Nipple-sparing mastectomy (NSM) is appropriate for selected patients with early-stage breast cancer or high breast cancer risk. However, the rate of nipple necrosis after NSM is relatively high (10% to 30%). No study has specifically evaluated whether clinical and technical factors contribute to nipple necrosis after NSM. The objectives of this study were to determine the impact of clinicopathologic and surgical variables on rates of partial and total nipple necrosis after NSM and to compare overall complication rates between NSM and skin-sparing mastectomy (SSM).
The study included 233 cases, 113 had NSM and immediate breast reconstruction and 120 matched (for disease stage, comorbidities, and age) cases of SSM and immediate reconstruction performed at our institution from September 2003 through May 2011. Complications were analyzed using the Fisher’s exact test, and in the NSM group, clinicopathologic and surgical variables were analyzed using Rao-Scott chi-squared tests for relationship with partial or total nipple necrosis.
The overall complication rate was 28% for NSM and 27% for SSM (p>0.99).

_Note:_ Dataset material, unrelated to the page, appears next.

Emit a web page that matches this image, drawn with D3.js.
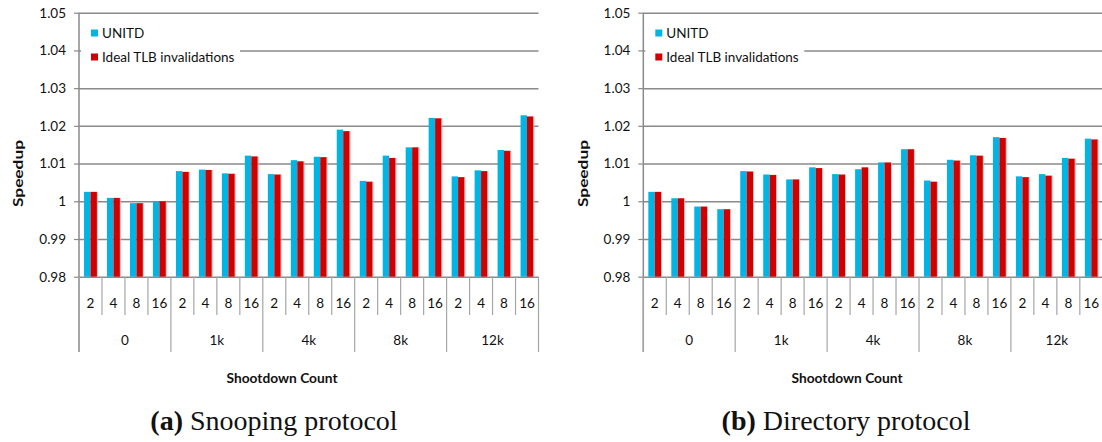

In patients who did not have axillary surgery (those undergoing risk-reducing mastectomy), the overall rate of complications was significantly higher in the NSM group than in the SSM group (26% versus 9%; p=0.06). However, in patients who had axillary surgery (either sentinel lymph node biopsy or axillary lymphadenectomy), the overall complication rate did not differ between the two groups. For NSM, the overall incidence of any (partial or total) nipple necrosis was 20%. There were only 2 cases (2%) with total necrosis. Larger breasts (C cup or larger) were associated with a higher rate of nipple necrosis (34% for C cup; 6% for A and B cup; p=0.003). Smoking (p=0.08) and vascular comorbidities (p=0.09) did not reach statistical significance as predictors of nipple necrosis. The other factors analyzed were not predictors of nipple necrosis.
We found no significant difference in the overall incidence of complications in patients who have NSM compared to those who have SSM. Interestingly, the exclusion of axillary lymphatic surgery in patients undergoing risk-reducing NSM for high breast cancer risk did not decrease the incidence of complications, probably because of the inherent technical complexity of performing NSM in and of itself. Although partial nipple necrosis did occur quite frequently (19%), total nipple necrosis after NSM occurred infrequently (2%). Importantly, patients with breast size of C cup or larger had an increased risk for nipple necrosis after NSM and immediate breast reconstruction.